What DFW specifically looks like compared to other markets
North Texas has a few characteristics that shape this workforce more than the national trend alone. The metroplex's event calendar is heavily concentrated around specific windows — wedding season in spring and fall, corporate holiday parties from late November through December, festival season through the summer — creating sharper demand peaks than markets with more evenly distributed event volume. That concentration is part of why surge staffing and flat-fee models designed for high-frequency posting have found particular traction here: the cost of an agency markup compounds fastest exactly during the weeks DFW companies need staff the most.
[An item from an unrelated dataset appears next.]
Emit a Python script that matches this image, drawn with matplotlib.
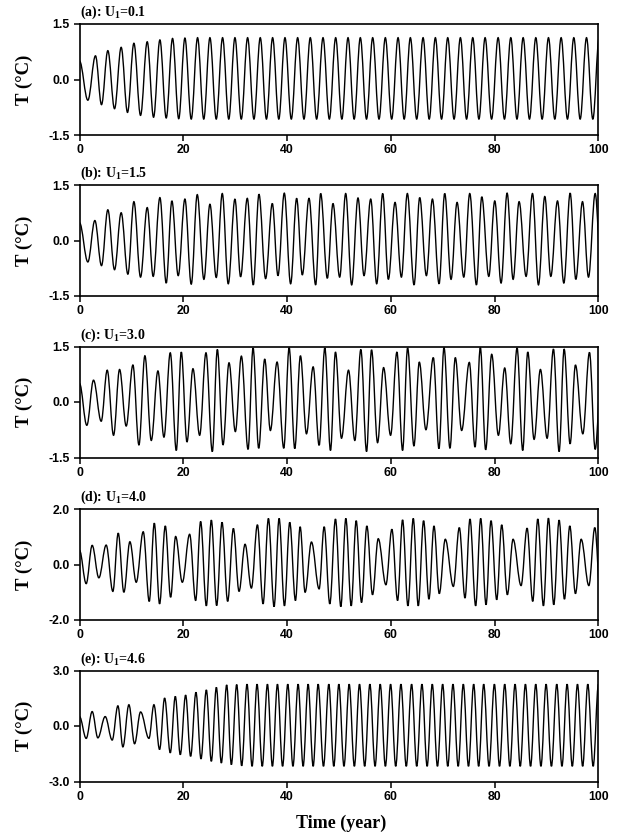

What companies get wrong about this shift
The most common mistake is assuming this workforce shift is primarily about younger workers wanting less commitment. The data doesn't really support that framing — workers across age groups are moving toward multi-employer, platform-based work, and the driver is more about control, transparency, and pay speed than a generational preference for less structure. Companies that dismiss the shift as "kids these days don't want real jobs" tend to miss the more useful insight: workers are responding rationally to which employers treat them well and pay them promptly, and the ones who figure that out first get first pick of the best people.
FAQ
Is most DFW event staff W-2 or 1099? The overwhelming majority of one-off and seasonal event work in DFW is 1099 contract work. W-2 staffing is more common at hotels and venues with permanent in-house banquet teams.
Why are workers moving away from traditional staffing agencies? Primarily pay — agencies typically take a significant markup or cut, while direct-hire and marketplace models let workers keep their full agreed rate. Speed and transparency of payment matter too.
What do event workers value most when choosing which shifts to take? Getting paid promptly and directly, knowing who they're working for in advance, and having genuine choice over which shifts they accept rather than being assigned.
The event staffing workforce isn't shrinking — it's redistributing toward companies and platforms that treat workers like people with options, because increasingly, they are.